# Savage 110 .25-06 with ammo and reloading supplies



## 35whelen (Jul 3, 2012)

I have a savage 110 in .25-06 I'm looking to sell. I am including 74 rounds of factory ammo, 195 75gr hornady hollowpoints, a lee trim gauge and a set of hornady dies. scope included. great rifle. flat shooting and accurate. Shot an antelope doe last fall with it. would like $600 for whole package. will entertain offers though. I have my eye on a .358 winchester i sorely need and I'm looking to sell a few rifles to fund it. send me a message if youre interested


----------



## 35whelen (Jul 3, 2012)

I can go $375 for rifle w/ scope n bipod. Ill throw in ammo n reloading supplies for $500 total


----------



## RandomElk16 (Sep 17, 2013)

35whelen said:


> I can go $375 for rifle w/ scope n bipod. Ill throw in ammo n reloading supplies for $500 total


pics?


----------



## 35whelen (Jul 3, 2012)

Yeah ill put some up


----------



## 35whelen (Jul 3, 2012)

cant get any photos to upload onto utah sportsmen page. so here's the link to the ad on utahgunexchange. just ignore the prices on the add 
http://www.utahgunexchange.com/ads/25-06-savage-110-wscope-and-accutrigger/


----------



## archerben (Sep 14, 2007)

Two questions:



> I can go $375 for rifle w/ scope n bipod


 1- Is this meant to say and bipod, or no bipod?
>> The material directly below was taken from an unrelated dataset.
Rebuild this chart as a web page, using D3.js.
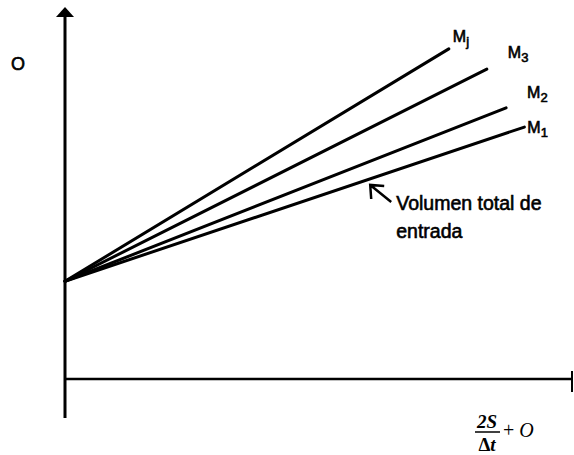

2- Accutrigger, or no accutrigger?


----------



## 35whelen (Jul 3, 2012)

Ill include bipod. It does have accutrigger


----------



## Nambaster (Nov 15, 2007)

Hey Whelen, 
I hope you keep Jonesing over another rifle every year... These are some awesome rifles you are putting up here... If everyone got the bug to fire-sale all of their rifles like this I would be needing 2 gun safes. 

Does the $375 also include the 74 rounds and what load are they?


----------



## 35whelen (Jul 3, 2012)

The ammo is 100 gr remington, 90 gr winchester and 90 gr Hornady gmx super performance. $375 for rifle n bipod only. $500 for rifle/ ammo / reloading. I picked a couple rifles I rarely shoot n have an alternate to fill the same niche in my collection.


----------



## 35whelen (Jul 3, 2012)

It pains me to let the bipod go but I thought it'd sweeten the deal


----------



## 35whelen (Jul 3, 2012)

Sold


----------